John Elliot Bowen was born on June 8, 1858, in Brooklyn, N. Y. He was the fifth of seven sons born to Henry Chandler Bowen (1813–1896) and Lucy Maria Tappan (1825–1863). He was a direct descendant, on his father's side, from the Apostle Eliot, whose name he bore. On his mother's side, he was a great-grand nephew of Benjamin Franklin.

His elder brother was Clarence Winthrop Bowen (1852–1935).

Bowen graduated from Yale College in 1881.

==Career==
On July 16, 1881, he sailed with his brother Herbert Wolcott Bowen (1856–1927) on the SS City of Chester for a year of travel in Europe, and other countries, including Egypt, going up the Nile into Nubia, Palestine, Syria and Constantinople. He then studied for a few months in Germany.

After his return to America became a member of the editorial staff of The Independent, in special charge of its literary correspondence and enterprise. At the same time he pursued a course of study in political science in Columbia College, where he received the degree of Doctor of Philosophy in 1886, presenting a thesis on "The Conflict between the East and West in Egypt," which was published afterwards.

In 1888, he also published a volume of poetical translations of Carmen Sylva's Songs of Toil.
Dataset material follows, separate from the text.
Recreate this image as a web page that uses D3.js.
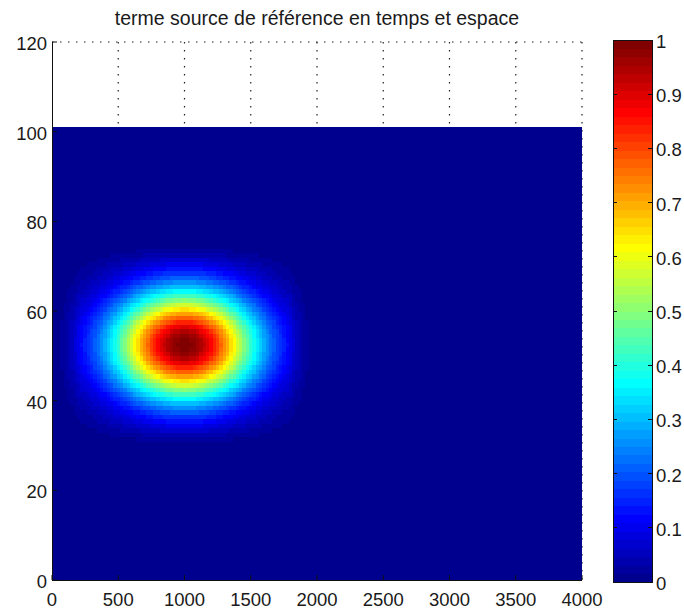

In 1888, Bowen visited Washington, D.C., with his father, mother, sister Grace Aspinwall Bowen (1850–1940), his fiancé Ethel, and cousin Fanny Lincoln to watch the inauguration of Benjamin Harrison as President of the United States. After the inauguration, there was a small informal reception at the White House that Bowen attended. Purportedly, the families of the Cabinet officers did not know each another and because Bowen did know most of them, he acted the part of introducer for the officers as well as for the President and his wife.

==Personal life==
On January 3, 1890, in his 32rd year of life, he died in Brooklyn, after six weeks' illness, of typhoid fever. His death was particularly sad, as the previous evening had been fixed as the date of his marriage to Ethel.